Final Project
Overview
For your project you will choose a real-world question that you are interested in and will use statistical methods that we are learning in class. At the end you’ll prepare a report of your findings.
To give you time for this project, approximately 8 hours of time usually devoted to lecture and HW has been removed from the last week and a half of class. Therefore, it is expected that you spend about 8 hours on this project.
Elements of your project
Your project needs to include the following elements:
- Hypothesis. State your question as a hypothesis. Note that your hypothesis must be one that can be answered using the hypothesis tests covered in this course.
- Dataset. Find a dataset online (or gather your own data) to test your hypothesis. There is no minimum or maximum size to your dataset, but it needs to be large enough to test your hypothesis. Also, if your dataset is small, you will need to use tools that are appropriate for small datasets. A useful starting point for finding datasets is here
- Descriptive statistics. Describe your data in the most appropriate ways. This will likely include qualitative descriptions (e.g. shape of distribution, skewness, etc.), quantitative descriptions (e.g. mean, standard deviation, median, etc.), and figure(s) (e.g. histogram, boxplot, probability distribution plot, and/or cumulative distribution plot). Choose the figure(s) most appropriate for your data set.
- Inferential statistics. Compute a confidence interval and test your hypothesis.
Report of your findings
Your memo needs to include all elements of your project (hypothesis, explanation of dataset, descriptive statistics, inferential statistics) and follow the IMRaD style, including an abstract (for guidance and helpful resources on this style, see here. Keep it to 2 pages.
Deliverables
-
Proposal. The proposal for this project is a draft of the introduction to your report. It should clearly answer the following two questions:
- What question will you answer? Phrase your question as a hypothesis.
- What dataset will you use to answer the question? You must have obtained the actual data.
You should discuss your project directly with a TA or myself. After meeting with us, upload a pdf of your proposal to Learning Suite. The TAs will record which students they meet with.
-
Final Report. As mentioned above, the report should follow the IMRaD format. All figures and tables (tables are optional) should follow the proper format. The rubric for the report is shown below.

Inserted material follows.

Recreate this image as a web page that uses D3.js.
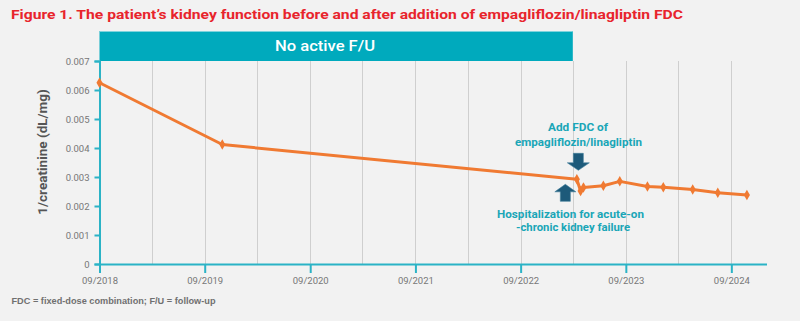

- (3 pts): The dataset is appropriate for testing the hypothesis
- (7 pts): The distribution of the dataset is described using at least one figure and description. The figures may include a boxplot, histogram, probability mass function, and/or cumulative distribution function. The description includes summary statistics describing central tendency and spread.
- (10 pts): Hypothesis test. The test performed is appropriate for answering the stated hypothesis. The test was performed correctly. The test is interpreted correctly.
- (10 pts): The abstract, introduction, methods, results/discussion, figures, and tables are clear, concise, and convincing.